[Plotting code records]
* start *
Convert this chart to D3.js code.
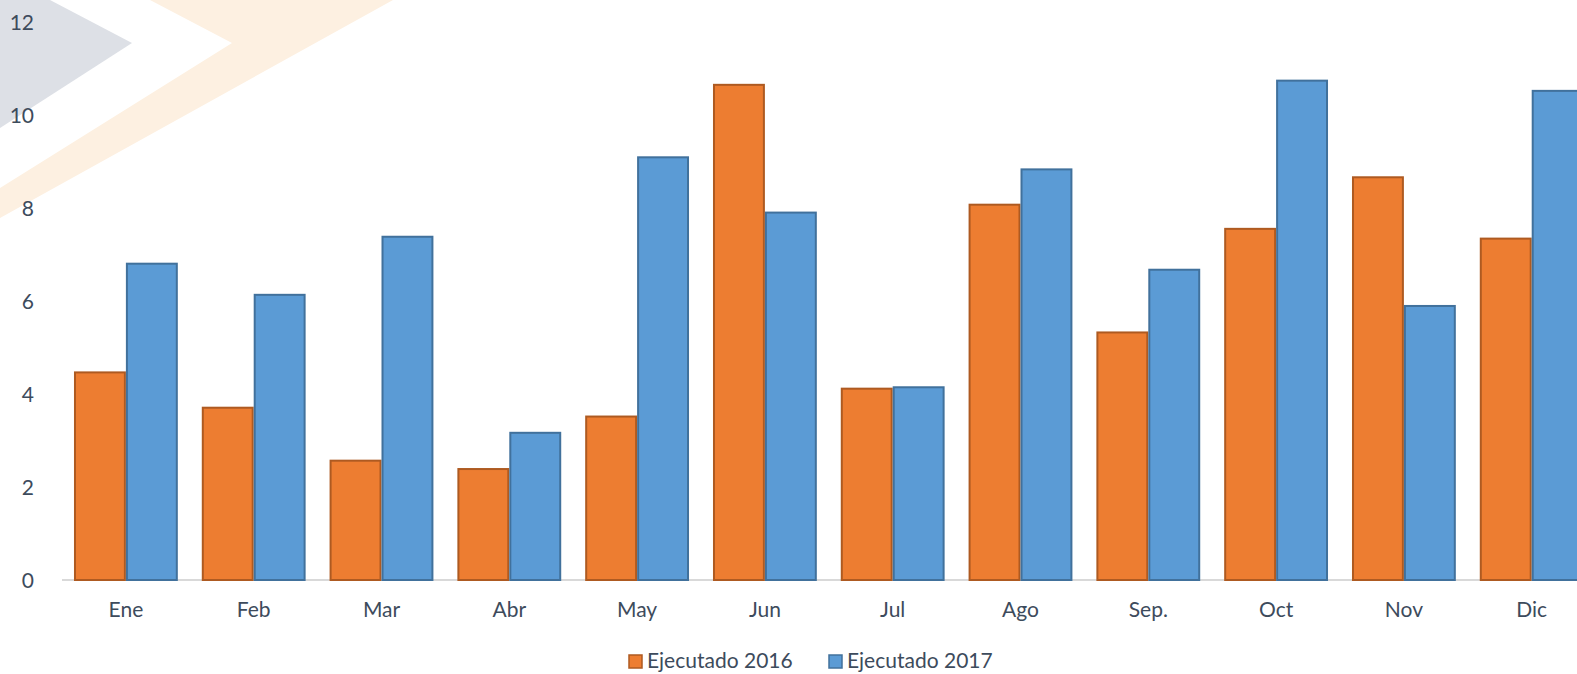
<!DOCTYPE html>
<html><head><meta charset="utf-8">
<script src="https://cdn.jsdelivr.net/npm/d3@7"></script>
<style>
html,body{margin:0;padding:0;background:#fff;overflow:hidden}
svg{display:block}
text{font-family:Lato,"Open Sans",sans-serif;fill:#3d4b5c}
</style></head>
<body>
<svg id="c" width="1577" height="674"></svg>
<script>
const categories = ["Ene","Feb","Mar","Abr","May","Jun","Jul","Ago","Sep.","Oct","Nov","Dic"];
const series2016 = [4.49, 3.73, 2.59, 2.41, 3.54, 10.68, 4.14, 8.10, 5.35, 7.58, 8.69, 7.37];
const series2017 = [6.83, 6.16, 7.41, 3.19, 9.12, 7.93, 4.17, 8.86, 6.70, 10.77, 5.92, 10.55];
const seriesNames = ["Ejecutado 2016", "Ejecutado 2017"];
const yTicks = [0, 2, 4, 6, 8, 10, 12];

const fills = ["#ed7d31", "#5b9bd5"];
const strokes = ["#ae5a21", "#41719c"];

const svg = d3.select("#c");

// background decoration
const bg = svg.append("g");
bg.append("polygon").attr("points", "0,0 50,0 132,43 0,128").attr("fill", "#dde0e6");
bg.append("polygon").attr("points", "150,0 393,0 0,218 0,188 232,43").attr("fill", "#fdf0e1");

const x0 = 62, step = 127.8;
const x = d3.scaleBand().domain(categories).range([x0, x0 + step * categories.length])
  .paddingInner(0.1875).paddingOuter(0.09375);
const xs = d3.scaleBand().domain([0, 1]).range([0, x.bandwidth()]);
const y = d3.scaleLinear().domain([0, 12]).range([580, 22.5]);

// y tick labels
const ya = svg.append("g").attr("transform", "translate(34,0)")
  .call(d3.axisLeft(y).tickValues(yTicks).tickSize(0).tickPadding(0).tickFormat(d3.format("d")));
ya.select(".domain").remove();
ya.selectAll("text").style("font-size", "21px").attr("fill", "#3d4b5c").attr("dy", "0.35em");

// baseline
svg.append("line").attr("x1", x0).attr("x2", 1577).attr("y1", y(0)).attr("y2", y(0))
  .attr("stroke", "#d9d9d9").attr("stroke-width", 2);

const data = [series2016, series2017];
const g = svg.append("g");
categories.forEach((c, i) => {
  data.forEach((s, k) => {
    g.append("rect")
      .attr("x", x(c) + xs(k) + 1)
      .attr("y", y(s[i]) + 1)
      .attr("width", xs.bandwidth() - 2)
      .attr("height", y(0) - y(s[i]) - 1)
      .attr("fill", fills[k])
      .attr("stroke", strokes[k])
      .attr("stroke-width", 2);
  });
});

// x axis labels
const xa = svg.append("g").attr("transform", `translate(0,${y(0)})`)
  .call(d3.axisBottom(x).tickSize(0).tickPadding(0));
xa.select(".domain").remove();
xa.selectAll("text").style("font-size", "21px").attr("fill", "#3d4b5c")
  .attr("y", 30).attr("dy", "0.35em");

// legend
const legX = [628, 828];
const leg = svg.append("g");
seriesNames.forEach((n, k) => {
  leg.append("rect").attr("x", legX[k] + 1).attr("y", 655).attr("width", 13).attr("height", 13)
    .attr("fill", fills[k]).attr("stroke", strokes[k]).attr("stroke-width", 1.5);
  leg.append("text").attr("x", legX[k] + 19).attr("y", 660.5).attr("dy", "0.35em")
    .style("font-size", "21px").text(n);
});
</script>
</body></html>
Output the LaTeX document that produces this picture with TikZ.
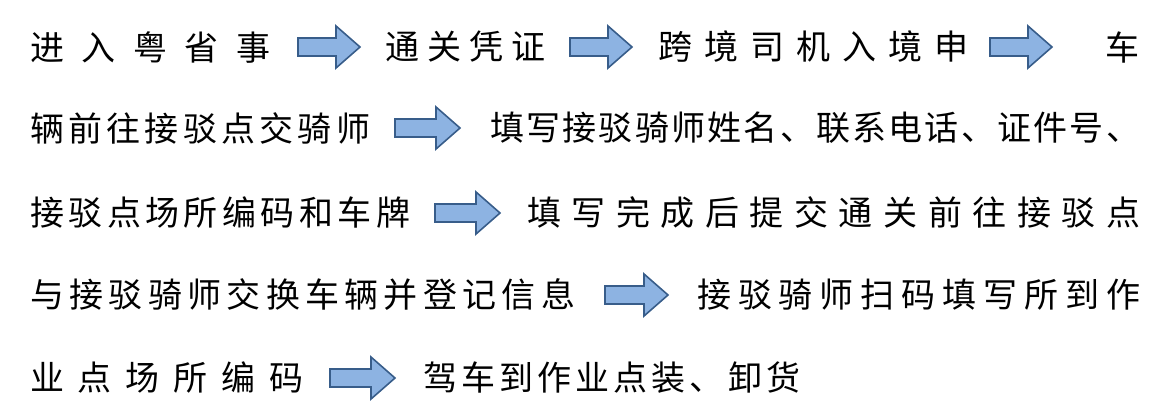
\documentclass[tikz,border=0pt]{standalone}
\usepackage{fontspec}
\newfontfamily\cjk{Noto Sans CJK SC}
\definecolor{afill}{HTML}{8DB3E2}
\definecolor{aline}{HTML}{385D8A}
\def\spr#1{#1\sprnext}
\def\sprnext#1{\ifx#1\relax\else\hfill#1\expandafter\sprnext\fi}
\tikzset{txt/.style={anchor=west,inner sep=0pt,font=\cjk\fontsize{34}{34}\selectfont},
 arrowshape/.style={fill=afill,draw=aline,line width=1.6pt,line join=miter}}
\newcommand\blockarr[3]{\draw[arrowshape] (#1,#3-9)--(#2-24,#3-9)--(#2-24,#3-21)--(#2,#3)--(#2-24,#3+21)--(#2-24,#3+9)--(#1,#3+9)--cycle;}
\newcommand\seg[5]{\node[txt] (#1) at (#2,#4) {\hbox to \dimexpr#3pt-#2pt\relax{\spr#5\relax}};}
\begin{document}
\begin{tikzpicture}[x=1pt,y=-1pt]
\useasboundingbox (0,0) rectangle (1172,418);
\seg{a1}{30}{270}{47}{进入粤省事}
\blockarr{298}{360}{47}
\seg{a2}{385}{545}{47}{通关凭证}
\blockarr{570}{632}{47}
\seg{a3}{658}{968}{47}{跨境司机入境申}
\blockarr{990}{1052}{47}
\node[txt] (a4) at (1105,47) {车};
\seg{b1}{30}{370}{128}{辆前往接驳点交骑师}
\blockarr{395}{460}{128}
\seg{b2}{490}{1140}{128}{填写接驳骑师姓名、联系电话、证件号、}
\seg{c1}{30}{410}{213}{接驳点场所编码和车牌}
\blockarr{435}{500}{213}
\seg{c2}{527}{1140}{213}{填写完成后提交通关前往接驳点}
\seg{d1}{30}{575}{295}{与接驳骑师交换车辆并登记信息}
\blockarr{605}{668}{295}
\seg{d2}{697}{1140}{295}{接驳骑师扫码填写所到作}
\seg{e1}{30}{303}{378}{业点场所编码}
\blockarr{330}{395}{378}
\seg{e2}{423}{800}{378}{驾车到作业点装、卸货}
\end{tikzpicture}
\end{document}
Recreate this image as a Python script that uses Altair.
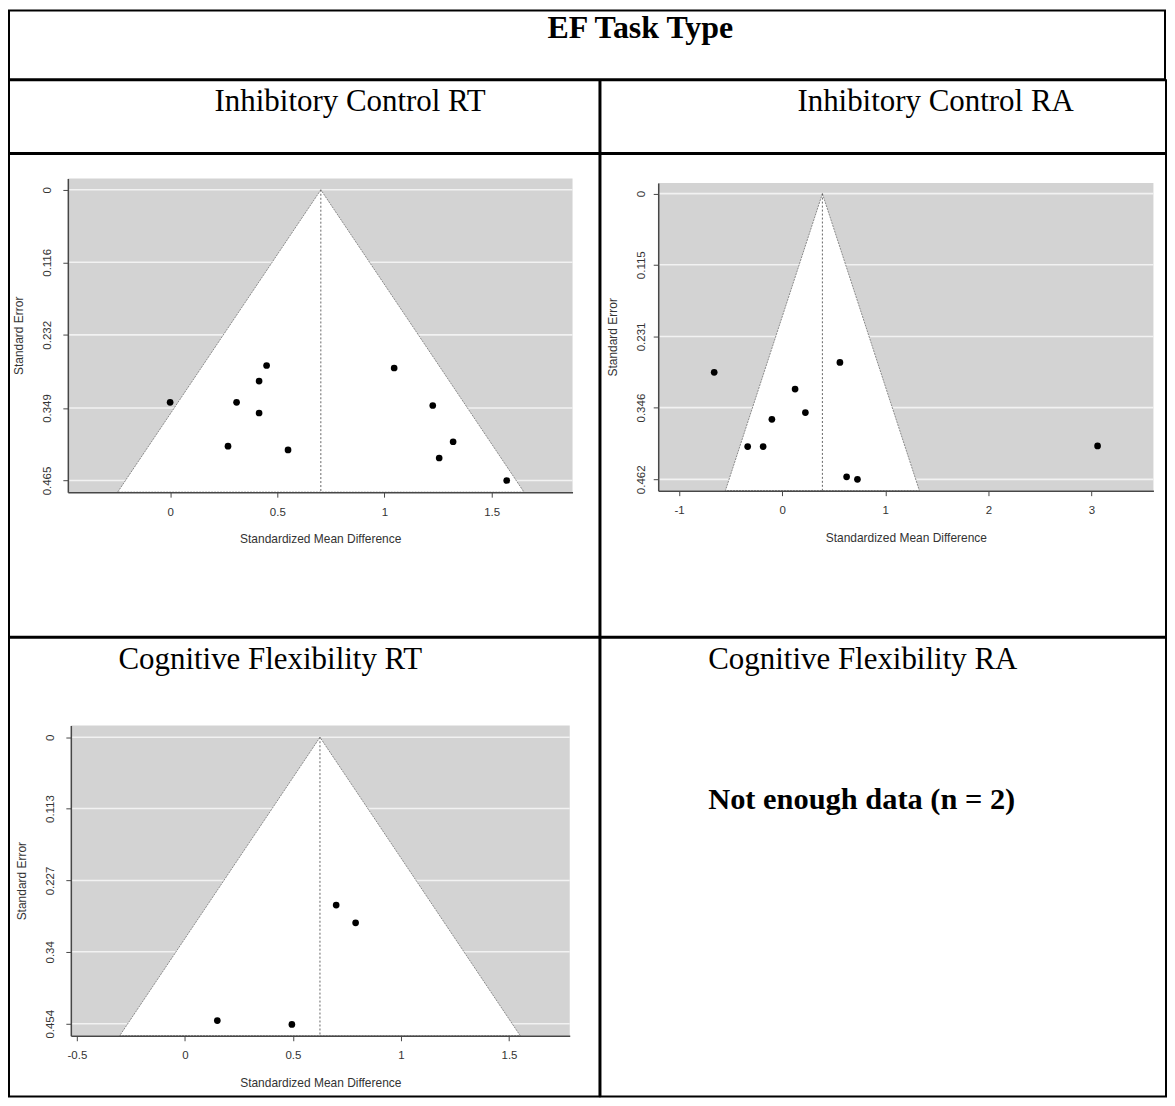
* end *
WHAT THE EXERCISE ASKS: Your copy should match the records word for word, with the pictures removed.

EXERCISE RESPONSE:
Convert this chart to D3.js code.
<!DOCTYPE html>
<html><head><meta charset="utf-8">
<script src="https://cdn.jsdelivr.net/npm/d3@7"></script>
<style>
html,body{margin:0;padding:0;background:#fff;overflow:hidden}
svg{display:block}
text{font-family:Lato,"Open Sans",sans-serif;fill:#3d4b5c}
</style></head>
<body>
<svg id="c" width="1577" height="674"></svg>
<script>
const categories = ["Ene","Feb","Mar","Abr","May","Jun","Jul","Ago","Sep.","Oct","Nov","Dic"];
const series2016 = [4.49, 3.73, 2.59, 2.41, 3.54, 10.68, 4.14, 8.10, 5.35, 7.58, 8.69, 7.37];
const series2017 = [6.83, 6.16, 7.41, 3.19, 9.12, 7.93, 4.17, 8.86, 6.70, 10.77, 5.92, 10.55];
const seriesNames = ["Ejecutado 2016", "Ejecutado 2017"];
const yTicks = [0, 2, 4, 6, 8, 10, 12];

const fills = ["#ed7d31", "#5b9bd5"];
const strokes = ["#ae5a21", "#41719c"];

const svg = d3.select("#c");

// background decoration
const bg = svg.append("g");
bg.append("polygon").attr("points", "0,0 50,0 132,43 0,128").attr("fill", "#dde0e6");
bg.append("polygon").attr("points", "150,0 393,0 0,218 0,188 232,43").attr("fill", "#fdf0e1");

const x0 = 62, step = 127.8;
const x = d3.scaleBand().domain(categories).range([x0, x0 + step * categories.length])
  .paddingInner(0.1875).paddingOuter(0.09375);
const xs = d3.scaleBand().domain([0, 1]).range([0, x.bandwidth()]);
const y = d3.scaleLinear().domain([0, 12]).range([580, 22.5]);

// y tick labels
const ya = svg.append("g").attr("transform", "translate(34,0)")
  .call(d3.axisLeft(y).tickValues(yTicks).tickSize(0).tickPadding(0).tickFormat(d3.format("d")));
ya.select(".domain").remove();
ya.selectAll("text").style("font-size", "21px").attr("fill", "#3d4b5c").attr("dy", "0.35em");

// baseline
svg.append("line").attr("x1", x0).attr("x2", 1577).attr("y1", y(0)).attr("y2", y(0))
  .attr("stroke", "#d9d9d9").attr("stroke-width", 2);

const data = [series2016, series2017];
const g = svg.append("g");
categories.forEach((c, i) => {
  data.forEach((s, k) => {
    g.append("rect")
      .attr("x", x(c) + xs(k) + 1)
      .attr("y", y(s[i]) + 1)
      .attr("width", xs.bandwidth() - 2)
      .attr("height", y(0) - y(s[i]) - 1)
      .attr("fill", fills[k])
      .attr("stroke", strokes[k])
      .attr("stroke-width", 2);
  });
});

// x axis labels
const xa = svg.append("g").attr("transform", `translate(0,${y(0)})`)
  .call(d3.axisBottom(x).tickSize(0).tickPadding(0));
xa.select(".domain").remove();
xa.selectAll("text").style("font-size", "21px").attr("fill", "#3d4b5c")
  .attr("y", 30).attr("dy", "0.35em");

// legend
const legX = [628, 828];
const leg = svg.append("g");
seriesNames.forEach((n, k) => {
  leg.append("rect").attr("x", legX[k] + 1).attr("y", 655).attr("width", 13).attr("height", 13)
    .attr("fill", fills[k]).attr("stroke", strokes[k]).attr("stroke-width", 1.5);
  leg.append("text").attr("x", legX[k] + 19).attr("y", 660.5).attr("dy", "0.35em")
    .style("font-size", "21px").text(n);
});
</script>
</body></html>
Output the LaTeX document that produces this picture with TikZ.
\documentclass[tikz,border=0pt]{standalone}
\usepackage{fontspec}
\newfontfamily\cjk{Noto Sans CJK SC}
\definecolor{afill}{HTML}{8DB3E2}
\definecolor{aline}{HTML}{385D8A}
\def\spr#1{#1\sprnext}
\def\sprnext#1{\ifx#1\relax\else\hfill#1\expandafter\sprnext\fi}
\tikzset{txt/.style={anchor=west,inner sep=0pt,font=\cjk\fontsize{34}{34}\selectfont},
 arrowshape/.style={fill=afill,draw=aline,line width=1.6pt,line join=miter}}
\newcommand\blockarr[3]{\draw[arrowshape] (#1,#3-9)--(#2-24,#3-9)--(#2-24,#3-21)--(#2,#3)--(#2-24,#3+21)--(#2-24,#3+9)--(#1,#3+9)--cycle;}
\newcommand\seg[5]{\node[txt] (#1) at (#2,#4) {\hbox to \dimexpr#3pt-#2pt\relax{\spr#5\relax}};}
\begin{document}
\begin{tikzpicture}[x=1pt,y=-1pt]
\useasboundingbox (0,0) rectangle (1172,418);
\seg{a1}{30}{270}{47}{进入粤省事}
\blockarr{298}{360}{47}
\seg{a2}{385}{545}{47}{通关凭证}
\blockarr{570}{632}{47}
\seg{a3}{658}{968}{47}{跨境司机入境申}
\blockarr{990}{1052}{47}
\node[txt] (a4) at (1105,47) {车};
\seg{b1}{30}{370}{128}{辆前往接驳点交骑师}
\blockarr{395}{460}{128}
\seg{b2}{490}{1140}{128}{填写接驳骑师姓名、联系电话、证件号、}
\seg{c1}{30}{410}{213}{接驳点场所编码和车牌}
\blockarr{435}{500}{213}
\seg{c2}{527}{1140}{213}{填写完成后提交通关前往接驳点}
\seg{d1}{30}{575}{295}{与接驳骑师交换车辆并登记信息}
\blockarr{605}{668}{295}
\seg{d2}{697}{1140}{295}{接驳骑师扫码填写所到作}
\seg{e1}{30}{303}{378}{业点场所编码}
\blockarr{330}{395}{378}
\seg{e2}{423}{800}{378}{驾车到作业点装、卸货}
\end{tikzpicture}
\end{document}
Recreate this image as a Python script that uses Altair.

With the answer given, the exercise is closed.